My Lords, I should like to ask the noble Lord two more questions and I am very grateful to him for answering my previous questions so fully. Will the noble Lord ask his honourable friend that, in his negotiations with the Argentine, he will make clear that the people of the islands are as British as the members of your Lordships' House, if not more so so? They are totally of British stock and British in style. This is a matter that a proud people like the Argentinians ought to be prepared to take into account.

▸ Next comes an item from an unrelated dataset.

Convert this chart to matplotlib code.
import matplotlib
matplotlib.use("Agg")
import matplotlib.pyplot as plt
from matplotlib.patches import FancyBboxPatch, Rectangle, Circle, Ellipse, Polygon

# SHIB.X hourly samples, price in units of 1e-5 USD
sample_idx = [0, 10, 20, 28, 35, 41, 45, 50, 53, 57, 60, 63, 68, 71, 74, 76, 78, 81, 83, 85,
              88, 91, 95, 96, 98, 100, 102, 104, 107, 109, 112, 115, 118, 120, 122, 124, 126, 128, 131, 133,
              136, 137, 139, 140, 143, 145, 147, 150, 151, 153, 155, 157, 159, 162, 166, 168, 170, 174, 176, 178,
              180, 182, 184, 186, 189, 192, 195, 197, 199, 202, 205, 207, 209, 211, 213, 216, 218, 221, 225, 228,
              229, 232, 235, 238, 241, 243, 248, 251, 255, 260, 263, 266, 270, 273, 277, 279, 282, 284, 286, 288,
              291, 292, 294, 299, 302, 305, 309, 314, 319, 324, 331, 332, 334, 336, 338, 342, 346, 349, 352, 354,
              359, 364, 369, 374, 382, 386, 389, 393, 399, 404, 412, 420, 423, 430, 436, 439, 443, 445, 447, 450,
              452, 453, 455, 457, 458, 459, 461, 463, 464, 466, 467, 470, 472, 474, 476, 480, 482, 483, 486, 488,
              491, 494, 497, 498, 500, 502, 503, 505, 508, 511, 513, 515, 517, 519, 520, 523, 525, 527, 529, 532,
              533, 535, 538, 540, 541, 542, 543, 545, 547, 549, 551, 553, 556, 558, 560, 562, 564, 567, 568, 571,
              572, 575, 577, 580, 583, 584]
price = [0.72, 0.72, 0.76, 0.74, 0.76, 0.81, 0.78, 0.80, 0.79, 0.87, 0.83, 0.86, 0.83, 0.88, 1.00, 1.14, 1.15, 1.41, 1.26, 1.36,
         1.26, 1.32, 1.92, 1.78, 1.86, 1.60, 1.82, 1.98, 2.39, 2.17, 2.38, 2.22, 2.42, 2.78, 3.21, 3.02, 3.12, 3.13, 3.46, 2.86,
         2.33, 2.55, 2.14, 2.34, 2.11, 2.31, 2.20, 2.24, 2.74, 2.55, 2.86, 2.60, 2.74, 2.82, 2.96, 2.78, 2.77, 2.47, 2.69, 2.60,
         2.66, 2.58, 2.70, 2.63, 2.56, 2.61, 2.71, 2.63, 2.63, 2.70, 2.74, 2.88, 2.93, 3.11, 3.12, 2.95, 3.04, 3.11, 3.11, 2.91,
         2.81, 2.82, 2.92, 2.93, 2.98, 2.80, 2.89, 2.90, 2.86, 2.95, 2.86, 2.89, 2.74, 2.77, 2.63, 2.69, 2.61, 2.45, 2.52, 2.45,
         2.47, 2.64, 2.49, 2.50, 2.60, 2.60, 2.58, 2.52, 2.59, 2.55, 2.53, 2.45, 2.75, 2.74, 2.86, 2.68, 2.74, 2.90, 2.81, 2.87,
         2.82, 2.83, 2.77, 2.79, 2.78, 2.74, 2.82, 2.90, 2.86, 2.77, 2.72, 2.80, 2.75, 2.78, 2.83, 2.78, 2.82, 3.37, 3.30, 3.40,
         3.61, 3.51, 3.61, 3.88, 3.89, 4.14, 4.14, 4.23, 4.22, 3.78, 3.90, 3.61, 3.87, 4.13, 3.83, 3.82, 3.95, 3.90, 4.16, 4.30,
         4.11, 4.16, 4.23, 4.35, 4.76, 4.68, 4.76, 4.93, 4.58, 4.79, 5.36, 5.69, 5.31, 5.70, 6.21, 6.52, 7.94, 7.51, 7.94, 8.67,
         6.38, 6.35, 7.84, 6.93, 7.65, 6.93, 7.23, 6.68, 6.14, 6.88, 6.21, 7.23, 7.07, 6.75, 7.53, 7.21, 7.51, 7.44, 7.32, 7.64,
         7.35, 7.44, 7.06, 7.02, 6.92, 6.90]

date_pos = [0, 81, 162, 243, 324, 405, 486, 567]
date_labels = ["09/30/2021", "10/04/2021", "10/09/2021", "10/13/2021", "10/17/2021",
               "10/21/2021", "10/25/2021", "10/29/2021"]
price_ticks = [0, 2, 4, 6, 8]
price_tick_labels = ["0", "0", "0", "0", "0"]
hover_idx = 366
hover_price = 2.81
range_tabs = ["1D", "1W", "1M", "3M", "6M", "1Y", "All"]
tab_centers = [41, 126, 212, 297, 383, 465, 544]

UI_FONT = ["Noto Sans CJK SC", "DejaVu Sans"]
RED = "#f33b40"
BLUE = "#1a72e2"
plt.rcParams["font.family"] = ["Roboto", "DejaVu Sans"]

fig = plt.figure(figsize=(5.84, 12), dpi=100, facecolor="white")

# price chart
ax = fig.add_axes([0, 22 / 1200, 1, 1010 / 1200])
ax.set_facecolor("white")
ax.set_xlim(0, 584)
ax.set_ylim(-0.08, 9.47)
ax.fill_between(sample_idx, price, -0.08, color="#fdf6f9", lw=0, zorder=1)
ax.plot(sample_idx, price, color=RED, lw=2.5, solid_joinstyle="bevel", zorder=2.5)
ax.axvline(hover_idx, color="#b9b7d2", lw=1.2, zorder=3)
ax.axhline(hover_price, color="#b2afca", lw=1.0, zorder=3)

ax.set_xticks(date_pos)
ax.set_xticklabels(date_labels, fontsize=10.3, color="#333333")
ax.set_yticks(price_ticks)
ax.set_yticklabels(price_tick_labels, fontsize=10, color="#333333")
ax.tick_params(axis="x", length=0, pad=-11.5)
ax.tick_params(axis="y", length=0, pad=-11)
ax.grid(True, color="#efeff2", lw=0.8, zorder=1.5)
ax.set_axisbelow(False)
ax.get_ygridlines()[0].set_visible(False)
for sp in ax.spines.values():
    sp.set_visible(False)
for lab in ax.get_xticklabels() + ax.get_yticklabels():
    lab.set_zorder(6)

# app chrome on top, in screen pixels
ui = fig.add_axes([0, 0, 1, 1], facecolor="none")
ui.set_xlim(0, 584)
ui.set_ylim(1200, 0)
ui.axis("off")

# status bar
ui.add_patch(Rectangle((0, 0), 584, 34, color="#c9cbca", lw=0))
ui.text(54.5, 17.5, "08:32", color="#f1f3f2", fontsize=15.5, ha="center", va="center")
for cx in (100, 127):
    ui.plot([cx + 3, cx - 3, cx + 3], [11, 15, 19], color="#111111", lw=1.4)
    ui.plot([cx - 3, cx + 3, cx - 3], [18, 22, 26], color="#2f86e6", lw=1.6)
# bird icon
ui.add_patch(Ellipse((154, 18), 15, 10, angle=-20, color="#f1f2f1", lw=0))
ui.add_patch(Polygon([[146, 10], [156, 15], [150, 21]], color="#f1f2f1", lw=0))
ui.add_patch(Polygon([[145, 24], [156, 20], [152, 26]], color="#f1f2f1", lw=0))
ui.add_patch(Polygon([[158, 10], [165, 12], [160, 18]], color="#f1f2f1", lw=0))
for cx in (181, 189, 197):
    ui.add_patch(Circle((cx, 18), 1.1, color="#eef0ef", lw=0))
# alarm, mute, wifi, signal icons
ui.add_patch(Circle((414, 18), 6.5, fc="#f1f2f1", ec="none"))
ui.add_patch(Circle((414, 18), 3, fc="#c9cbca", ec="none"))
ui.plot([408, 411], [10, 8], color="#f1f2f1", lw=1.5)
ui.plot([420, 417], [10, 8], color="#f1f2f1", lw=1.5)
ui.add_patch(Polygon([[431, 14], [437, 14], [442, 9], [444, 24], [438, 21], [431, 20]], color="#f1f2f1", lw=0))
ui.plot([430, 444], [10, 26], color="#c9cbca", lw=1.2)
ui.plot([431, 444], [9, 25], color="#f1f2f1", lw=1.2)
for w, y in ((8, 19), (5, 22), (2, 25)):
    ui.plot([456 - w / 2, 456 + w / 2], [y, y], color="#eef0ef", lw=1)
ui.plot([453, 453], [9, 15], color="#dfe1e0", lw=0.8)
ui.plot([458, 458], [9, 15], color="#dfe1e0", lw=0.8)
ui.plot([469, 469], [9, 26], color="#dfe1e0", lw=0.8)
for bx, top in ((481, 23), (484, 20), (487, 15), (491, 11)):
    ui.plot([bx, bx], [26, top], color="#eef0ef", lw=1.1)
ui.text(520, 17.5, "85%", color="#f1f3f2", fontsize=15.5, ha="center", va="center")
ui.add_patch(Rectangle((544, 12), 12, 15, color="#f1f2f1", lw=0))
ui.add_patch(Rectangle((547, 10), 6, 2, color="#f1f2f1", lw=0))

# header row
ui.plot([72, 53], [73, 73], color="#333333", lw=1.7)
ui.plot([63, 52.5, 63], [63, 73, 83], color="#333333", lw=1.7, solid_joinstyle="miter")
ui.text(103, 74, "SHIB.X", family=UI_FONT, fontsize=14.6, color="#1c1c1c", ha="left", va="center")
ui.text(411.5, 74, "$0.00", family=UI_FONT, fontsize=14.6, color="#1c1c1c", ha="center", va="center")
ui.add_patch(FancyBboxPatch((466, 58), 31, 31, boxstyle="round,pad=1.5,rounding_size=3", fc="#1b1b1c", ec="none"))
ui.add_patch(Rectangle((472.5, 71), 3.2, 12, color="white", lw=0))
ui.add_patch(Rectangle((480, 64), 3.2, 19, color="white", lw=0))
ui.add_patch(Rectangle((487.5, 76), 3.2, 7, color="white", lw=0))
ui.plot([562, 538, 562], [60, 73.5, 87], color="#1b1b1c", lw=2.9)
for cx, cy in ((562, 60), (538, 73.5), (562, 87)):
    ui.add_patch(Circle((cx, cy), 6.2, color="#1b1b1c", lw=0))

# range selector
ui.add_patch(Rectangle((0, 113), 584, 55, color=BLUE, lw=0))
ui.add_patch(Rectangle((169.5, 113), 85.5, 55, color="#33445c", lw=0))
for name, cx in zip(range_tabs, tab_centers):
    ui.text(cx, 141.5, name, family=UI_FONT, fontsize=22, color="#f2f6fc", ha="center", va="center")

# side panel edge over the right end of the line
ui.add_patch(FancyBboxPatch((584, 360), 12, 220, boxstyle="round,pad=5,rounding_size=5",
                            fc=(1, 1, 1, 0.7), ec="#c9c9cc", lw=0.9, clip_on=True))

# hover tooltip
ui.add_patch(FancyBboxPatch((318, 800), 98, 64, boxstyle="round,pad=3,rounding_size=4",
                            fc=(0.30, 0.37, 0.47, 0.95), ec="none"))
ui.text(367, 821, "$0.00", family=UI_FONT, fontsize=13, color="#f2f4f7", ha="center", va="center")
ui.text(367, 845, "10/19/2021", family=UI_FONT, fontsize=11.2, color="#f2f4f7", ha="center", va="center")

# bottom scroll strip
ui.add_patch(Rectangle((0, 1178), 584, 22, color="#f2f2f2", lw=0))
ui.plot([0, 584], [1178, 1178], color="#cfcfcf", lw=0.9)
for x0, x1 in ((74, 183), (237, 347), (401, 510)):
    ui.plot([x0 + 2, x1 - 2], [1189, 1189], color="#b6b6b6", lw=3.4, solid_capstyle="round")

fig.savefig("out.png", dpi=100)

Secondly, will these negotiations have any effect in regard to Antarctic territories? I take it that any territory south of latitude 60 degrees will not be affected. Finally, could the noble Lord add something further on the dependencies?—not only the Falkland Islands which are 300 miles from the Argentine, but South Georgia which is another 700 miles from the Falklands, and by no stretch of the imagination could it ever have claimed to have been under Spanish occupation, unless we go back to the Treaty of Tordesillas.

Lord Trefgarne

My Lords, the question as regards the other islands, including the dependencies, which stretch, as the noble Lord says, many hundreds of miles from the Falkland Islands, is something which will have to be discussed in the context of an overall agreement on this matter. As the noble Lord will recall, we are already in disagreement with the Argentinians over the question of their weather station on the island of Thule, many hundreds of miles from the Falkland Islands. Clearly that matter too would have to be resolved in the context of an overall settlement.